The responsibility for the enduring long-term crisis in Scotland’s social care system is the culpability of national and local government. What else can you call a 20% differential between the NHS and social care? What else can you call the reality that in-house local authority care homes on average spend £1,200 plus a week to support a care home resident and yet the same authorities pay private or charitable care homes around £830 a week for nursing care and support which is about £5 an hour to care for some of our most valuable citizens.

There is a deadening hypocrisy which has for years corrupted the social care landscape and we have now reached a stage where unless central Government funds an adequate pay reward for frontline social care staff, invests resource in meeting the energy and cost of living crisis, works with the sector to make Scotland’s small often family run private care businesses and smaller care charities sustainable, then we might as well say goodbye to any local social care provision, forget about economic growth because families will have to give up their jobs to support their relatives, and start accepting the reality of an unsafe NHS. And let us not forget the neglect of the thousands of unpaid family carers for so many years.

Everyone will rely on social care at some point in their lives, and it is a truism that the sector only becomes important when that happens. But in truth the urgency of this hour means that there might not be a sector around to provide the support you and I might need in the future unless we act now.

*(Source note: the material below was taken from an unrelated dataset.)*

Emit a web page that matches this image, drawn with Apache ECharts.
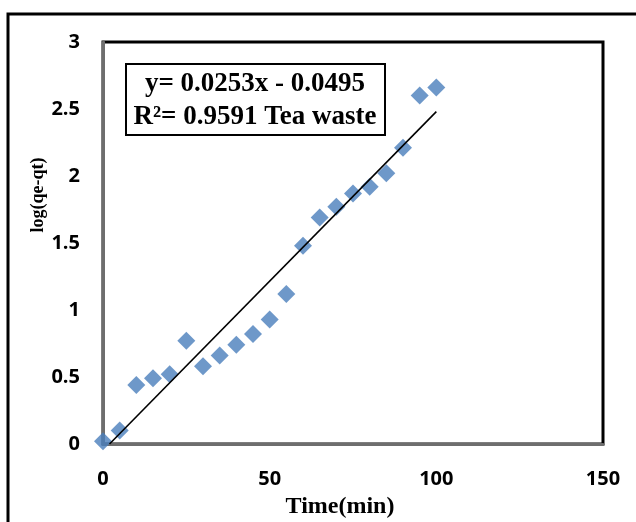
<!DOCTYPE html>
<html>
<head>
<meta charset="utf-8">
<script src="https://cdn.jsdelivr.net/npm/echarts@6/dist/echarts.min.js"></script>
<style>
    html, body { margin: 0; padding: 0; background: #fff; }
    #chart { width: 636px; height: 522px; }
</style>
</head>
<body>
<div id="chart"></div>
<script>
// measured points, log(qe-qt) vs time
const timeData = [0, 5, 10, 15, 20, 25, 30, 35, 40, 45, 50, 55, 60, 65, 70, 75, 80, 85, 90, 95, 100];
const logData = [0.02, 0.10, 0.44, 0.49, 0.52, 0.77, 0.58, 0.66, 0.74, 0.82, 0.93, 1.12, 1.48, 1.69, 1.77, 1.87, 1.92, 2.02, 2.21, 2.60, 2.66];

// linear trend line
const slope = 0.0253;
const intercept = -0.0495;
const trendRange = [1.96, 100];

const xTicks = { min: 0, max: 150, interval: 50 };
const yTicks = { min: 0, max: 3, interval: 0.5 };

const eqLine1 = 'y= 0.0253x - 0.0495';
const eqLine2 = 'R²= 0.9591 Tea waste';
const xTitle = 'Time(min)';
const yTitle = 'log(qe-qt)';

const chart = echarts.init(document.getElementById('chart'));

const points = timeData.map((t, i) => [t, logData[i]]);
const trend = trendRange.map(x => [x, slope * x + intercept]);

const tickFont = {
    color: '#000',
    fontFamily: 'Open Sans',
    fontWeight: 'bold',
    fontSize: 20
};

const option = {
    backgroundColor: '#fff',
    animation: false,
    grid: {
        left: 103,
        right: 33,
        top: 42,
        bottom: 78,
        show: true,
        borderColor: '#000',
        borderWidth: 3
    },
    xAxis: {
        type: 'value',
        min: xTicks.min,
        max: xTicks.max,
        interval: xTicks.interval,
        axisLine: { show: true, lineStyle: { color: '#6e6e6e', width: 3 } },
        axisTick: { show: false },
        splitLine: { show: false },
        axisLabel: Object.assign({ margin: 25 }, tickFont)
    },
    yAxis: {
        type: 'value',
        min: yTicks.min,
        max: yTicks.max,
        interval: yTicks.interval,
        axisLine: { show: true, lineStyle: { color: '#6e6e6e', width: 3 } },
        axisTick: { show: false },
        splitLine: { show: false },
        axisLabel: Object.assign({ margin: 23 }, tickFont)
    },
    series: [
        {
            type: 'scatter',
            data: points,
            symbol: 'diamond',
            symbolSize: 18,
            itemStyle: { color: '#4A7EBB' },
            z: 3
        },
        {
            type: 'line',
            data: trend,
            showSymbol: false,
            lineStyle: { color: '#000', width: 1.6 },
            z: 4
        }
    ],
    graphic: [
        // outer chart frame
        {
            type: 'rect',
            shape: { x: 8, y: 14, width: 700, height: 600 },
            style: { fill: 'none', stroke: '#000', lineWidth: 3 },
            silent: true
        },
        // equation box
        {
            type: 'rect',
            shape: { x: 126, y: 64, width: 259, height: 71 },
            style: { fill: '#fff', stroke: '#000', lineWidth: 2 },
            z: 10
        },
        {
            type: 'text',
            x: 255,
            y: 84,
            z: 11,
            style: {
                text: eqLine1,
                fill: '#000',
                font: 'bold 27px "Liberation Serif"',
                align: 'center',
                verticalAlign: 'middle'
            }
        },
        {
            type: 'text',
            x: 255,
            y: 117,
            z: 11,
            style: {
                text: eqLine2,
                fill: '#000',
                font: 'bold 27px "Liberation Serif"',
                align: 'center',
                verticalAlign: 'middle'
            }
        },
        // axis titles
        {
            type: 'text',
            x: 340,
            y: 507,
            style: {
                text: xTitle,
                fill: '#000',
                font: 'bold 24px "Liberation Serif"',
                align: 'center',
                verticalAlign: 'middle'
            }
        },
        {
            type: 'text',
            x: 38,
            y: 195,
            rotation: Math.PI / 2,
            style: {
                text: yTitle,
                fill: '#000',
                font: 'bold 18px "Liberation Serif"',
                align: 'center',
                verticalAlign: 'middle'
            }
        }
    ]
};

chart.setOption(option);
</script>
</body>
</html>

We want to see action taken to tackle the social care crisis.

I dearly want the leadership candidates for First Minister to start telling us what they are going to do to rescue social care because it is going to be, whether they recognise it or not, a top priority in the early weeks and months of their time in office. I want them to tell us beyond campaign soundbite how much they value social care staff – and let it not be £10.90 an hour. I want them to show me how much they value social care away from the shadow of the NHS? I want them to show me they really understand why hundreds and thousands of talented professionals are leaving the sector and to commit to working with  with us to support the organisations that employ them. If a factory closes or a major employer ceases to operate we set up a Task Force – we urgently need such priority in virtually every community across our land. A slick paid-for TV campaign to recruit people to work in a sector that cannot afford to retain them won’t cut it.

Now is the time to #careaboutcare. Now is the time to #shinealight on the social care sector; to get beyond the myths and discover the amazing women and men who are the cradlers of compassion within all our communities. They deserve so much more than Scotland has given them. They and the charities and private organisations that have kept social care afloat in Scotland are weary, tired and exhausted but they know that now not a future land of promise, is the time to save social care in Scotland.